Candice went outside and started to pick up the trash when Shawn remembered he could check footage from a security system installed on the property. So he retreated to the basement and starting combing through the video.
Before much time passed, Shawn spotted the culprit – a black bear.
"I'm watching, and I see the head come literally one foot from the camera," he recalls. More footage revealed the bear roaming the property, sometimes with a familiar white kitchen bag dangling from its mouth.
"How am I going to tell her?" Shawn wondered. "I am going to have to go down and confront her and tell her there's a bear."
And she wasn't the only person he needed to relay the story to. Shawn called neighbors who were not convinced until he produced video evidence. He also called Fish and Wildlife personnel and Oregon State Police.
"I don't think they believed me," he remarked, adding that bears typically spend their time at higher elevations than the approximately 3,000 feet of his property.
With Candice scared and unwilling to go outside at night, Shawn recently decided to confront the bear.

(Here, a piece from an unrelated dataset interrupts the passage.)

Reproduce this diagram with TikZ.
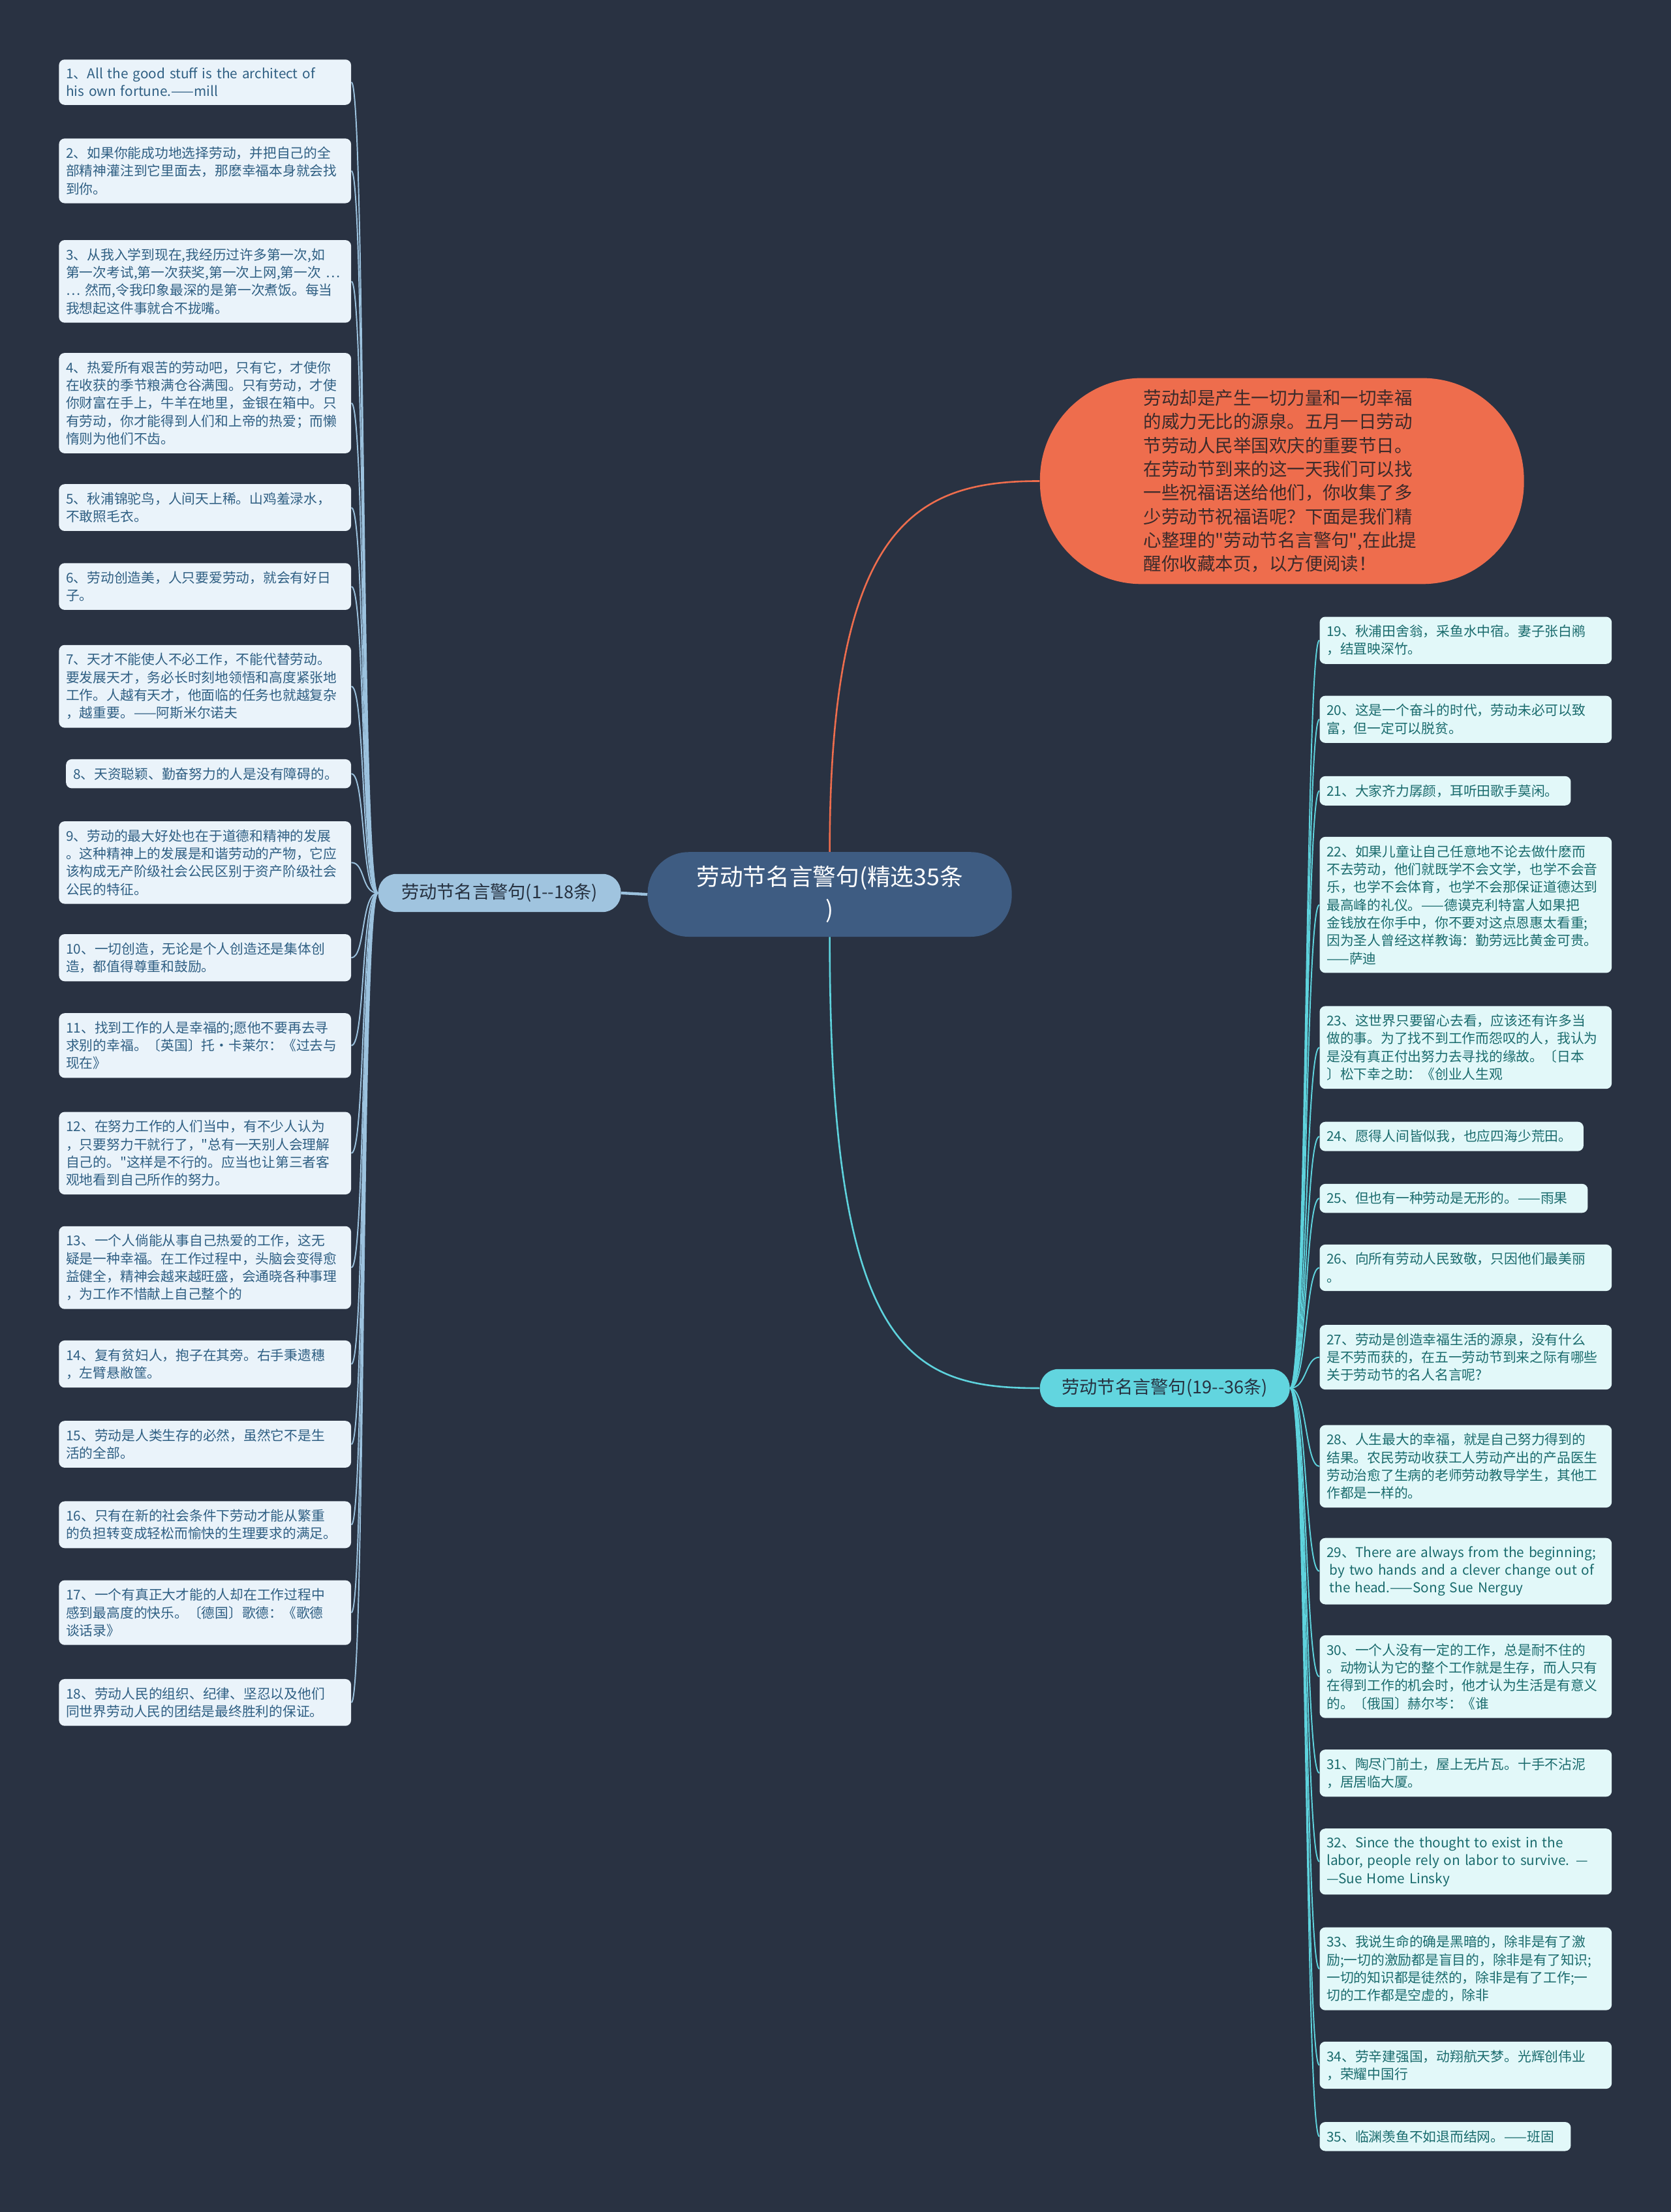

"My whole idea was going out there, confronting it and getting it to leave or to dispatch it," he said.
Firearm in tow, Shawn went out to face the intruder, one that he discovered had no interest in dealing with humans.
"He would run and hide. He was behind a tree doing this," he explained, pretending to poke his head out from behind a tree. "I think this bear is pretty cagey."
Then, Shawn said he made a loud noise in hope of scaring the bear away. It apparently worked. He remembers the animal quickly running away into the darkness. Candice remembers it hastily scurrying up a tree.
More than a week has passed since the bear sighting. And while he doesn't know for sure, Shawn thinks he may have scared it off for good.
"The bear has not returned," he said.